Each report is produced by a committee of experts selected by the Academy to address a particular statement of task and is subject to a rigorous, independent peer review; while the reports represent views of the committee, they also are endorsed by the Academy. Learn more on our expert consensus reports.





Citrus greening disease poses a serious danger to the U.S. citrus industry. Associated with a bacteria that is spread by the Asian citrus psyllid, the infection results in blotchy mottling of leaves, stunting of shoots, gradual death of branches, and small, deformed fruits with bitter juice.
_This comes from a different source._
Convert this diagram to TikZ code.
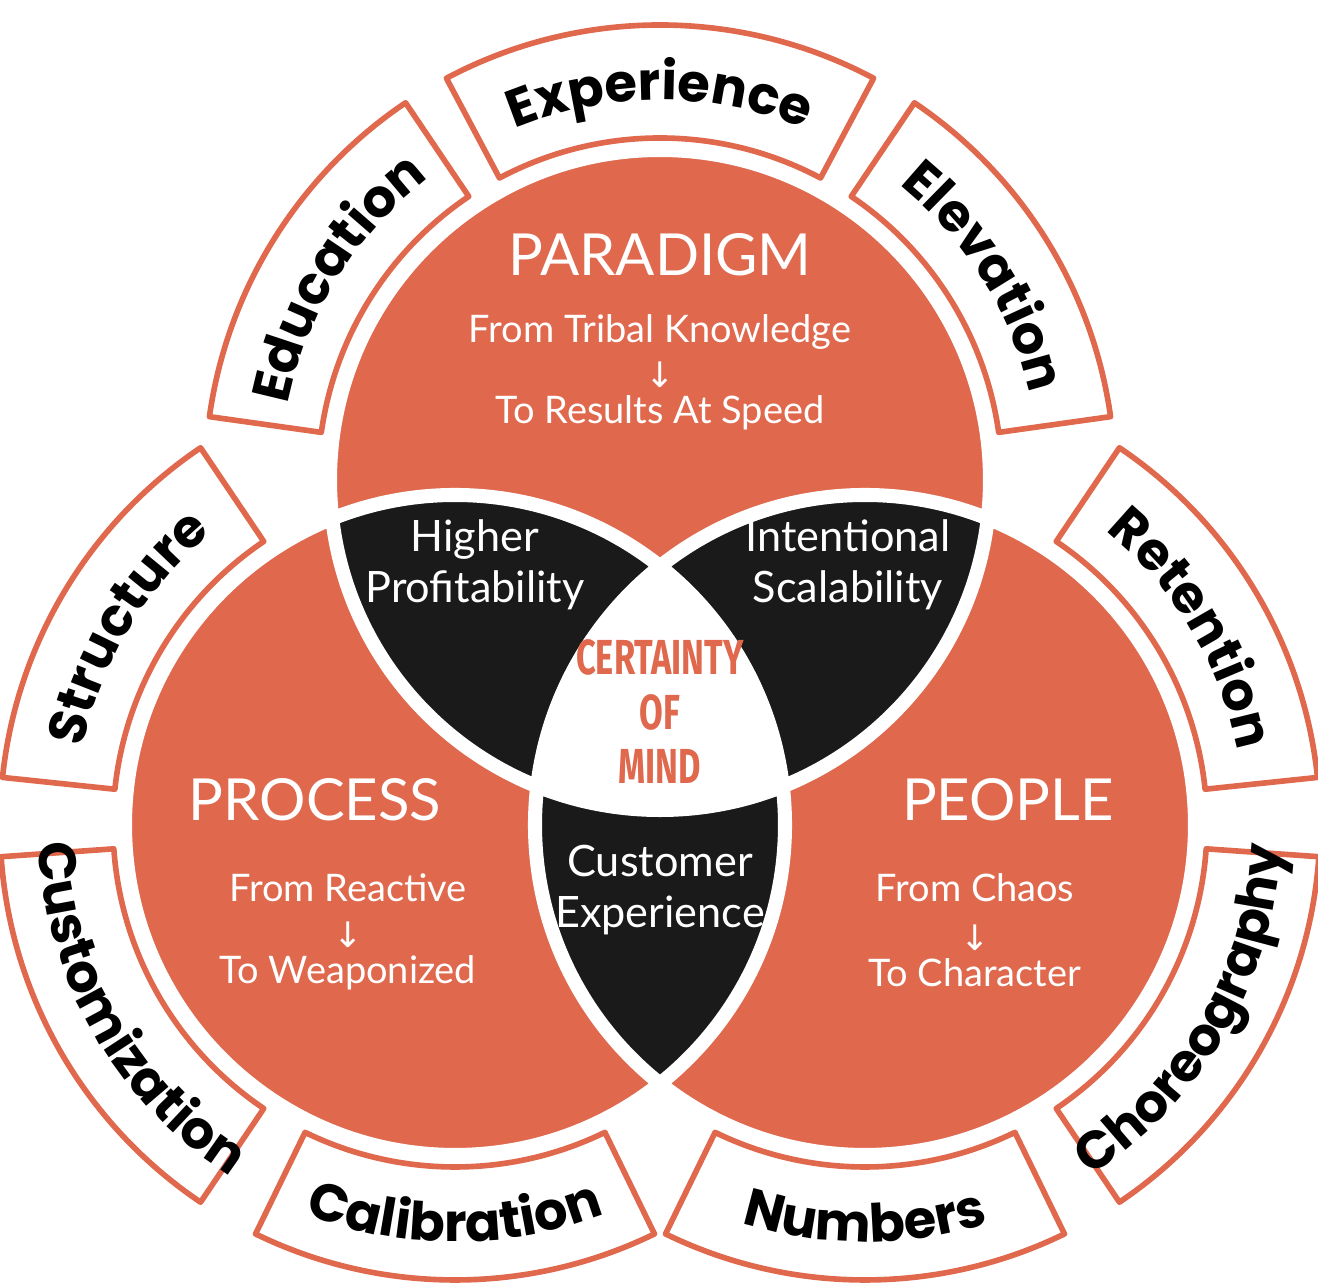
\documentclass[tikz,border=0pt]{standalone}
\usepackage{fontspec}
\usetikzlibrary{decorations.text}
\newfontfamily\bodyfont{Lato}
\newfontfamily\ringfont{Poppins}
\newfontfamily\condfont{Fira Sans}
\newfontfamily\arrowfont{DejaVu Sans}
\definecolor{rust}{HTML}{DF684D}
\definecolor{ink}{HTML}{1A1A1A}
\def\rin{3.42}
\def\rout{4.55}
% annular sector of the outer ring: centre, from angle, to angle
\newcommand\ringsector[3]{%
  \draw[ring,shift={(#1)}] (#2:\rin) arc[start angle=#2,end angle=#3,radius=\rin]
    -- (#3:\rout) arc[start angle=#3,end angle=#2,radius=\rout] -- cycle;}
% curved label: centre, from angle, to angle, radius, text
\newcommand\ringlabel[5]{%
  \path[shift={(#1)},postaction={decorate,decoration={text along path,text align=center,
    text={|\ringfont\bfseries\fontsize{15}{18}\selectfont|#5}}}]
    (#2:#4) arc[start angle=#2,end angle=#3,radius=#4];}
\tikzset{
  ring/.style={draw=rust,fill=white,line width=1.6pt,line join=round},
  big/.style={text=white,font=\bodyfont\fontsize{16.5}{18}\selectfont},
  sub/.style={text=white,font=\bodyfont\fontsize{10.8}{12}\selectfont},
  arrow/.style={text=white,font=\arrowfont\fontsize{10}{11}\selectfont},
  lens/.style={text=white,align=center,font=\bodyfont\fontsize{12.3}{14.5}\selectfont},
}
\begin{document}
\begin{tikzpicture}
  \useasboundingbox (0,0) rectangle (13.18,12.85);
  \coordinate (top) at (6.6,8.05);
  \coordinate (left) at (4.55,4.6);
  \coordinate (right) at (8.65,4.6);

  % outer ring sectors
  \ringsector{top}{8}{56}
  \ringsector{top}{62}{118}
  \ringsector{top}{124}{172}
  \ringsector{left}{124}{174}
  \ringsector{left}{184}{236}
  \ringsector{left}{244}{296}
  \ringsector{right}{6}{56}
  \ringsector{right}{-56}{-4}
  \ringsector{right}{-116}{-64}

  % ring labels
  \ringlabel{top}{172}{124}{3.8}{Education}
  \ringlabel{top}{118}{62}{3.8}{Experience}
  \ringlabel{top}{56}{8}{3.8}{Elevation}
  \ringlabel{left}{174}{124}{3.8}{Structure}
  \ringlabel{left}{184}{236}{4.17}{Customization}
  \ringlabel{left}{244}{296}{4.17}{Calibration}
  \ringlabel{right}{56}{6}{3.8}{Retention}
  \ringlabel{right}{-56}{-4}{4.17}{Choreography}
  \ringlabel{right}{-116}{-64}{4.17}{Numbers}

  % circles and overlaps
  \fill[rust] (top) circle (3.3) (left) circle (3.3) (right) circle (3.3);
  \begin{scope}
    \clip (top) circle (3.3);
    \fill[ink] (left) circle (3.3) (right) circle (3.3);
  \end{scope}
  \begin{scope}
    \clip (left) circle (3.3);
    \fill[ink] (right) circle (3.3);
  \end{scope}
  \begin{scope}
    \clip (top) circle (3.3);
    \clip (left) circle (3.3);
    \fill[white] (right) circle (3.3);
  \end{scope}
  \draw[white,line width=4pt] (top) circle (3.3) (left) circle (3.3) (right) circle (3.3);

  % circle texts
  \node[big] (paradigm) at (6.6,10.3) {PARADIGM};
  \node[sub] (parfrom) at (6.6,9.53) {From Tribal Knowledge};
  \node[arrow] (pararr) at (6.6,9.1) {↓};
  \node[sub] (parto) at (6.6,8.72) {To Results At Speed};
  \node[big] (process) at (3.15,4.85) {PROCESS};
  \node[sub] (profrom) at (3.48,3.97) {From Reactive};
  \node[arrow] (proarr) at (3.48,3.5) {↓};
  \node[sub] (proto) at (3.48,3.12) {To Weaponized};
  \node[big] (people) at (10.08,4.85) {PEOPLE};
  \node[sub] (peofrom) at (9.75,3.97) {From Chaos};
  \node[arrow] (peoarr) at (9.75,3.47) {↓};
  \node[sub] (peoto) at (9.75,3.12) {To Character};

  % overlap texts
  \node[lens] (profit) at (4.75,7.2) {Higher\\Profitability};
  \node[lens] (scale) at (8.48,7.2) {Intentional\\Scalability};
  \node[lens] (custexp) at (6.6,3.95) {Customer\\Experience};
  \node[text=rust,align=center,font=\condfont\bfseries\fontsize{14}{15.5}\selectfont] (certainty) at (6.6,5.73)
    {\scalebox{0.7}[1]{CERTAINTY}\\\scalebox{0.7}[1]{OF}\\\scalebox{0.7}[1]{MIND}};
\end{tikzpicture}
\end{document}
Citrus greening disease cost Florida a cumulative loss of $2.9 billion in grower revenues from 2007 to 2014.

The Citrus Research and Development Foundation (CRDF) is a $124 million state citrus-industry initiative that has invested nearly 90 percent of its funds in research to combat citrus greening. Conducted at CRDF's request, this study reviews the foundation's research portfolio. The review finds that, although the foundation was responsive to recommendations from a previous National Academies study, citrus greening has progressed from an acute to a chronic disease throughout Florida. Significant barriers to fighting the disease persist, including the inability to culture the bacteria in the laboratory, the lack of advanced diagnostics for early disease detection, and the absence of standardized research methodology that would improve the comparability of results across studies.

The study concludes that a single breakthrough discovery for managing citrus greening in Florida is unlikely. The report calls for a systems approach to citrus greening research prioritization and the strategic distribution of resources for research leading to effective disease management. Growers in the state will need short-term solutions for the industry to remain viable. In the long run, citrus greening solutions would likely utilize new technology, such as gene modification and gene editing, focusing on targets that mediate molecular interactions among plant, bacteria, and the vector.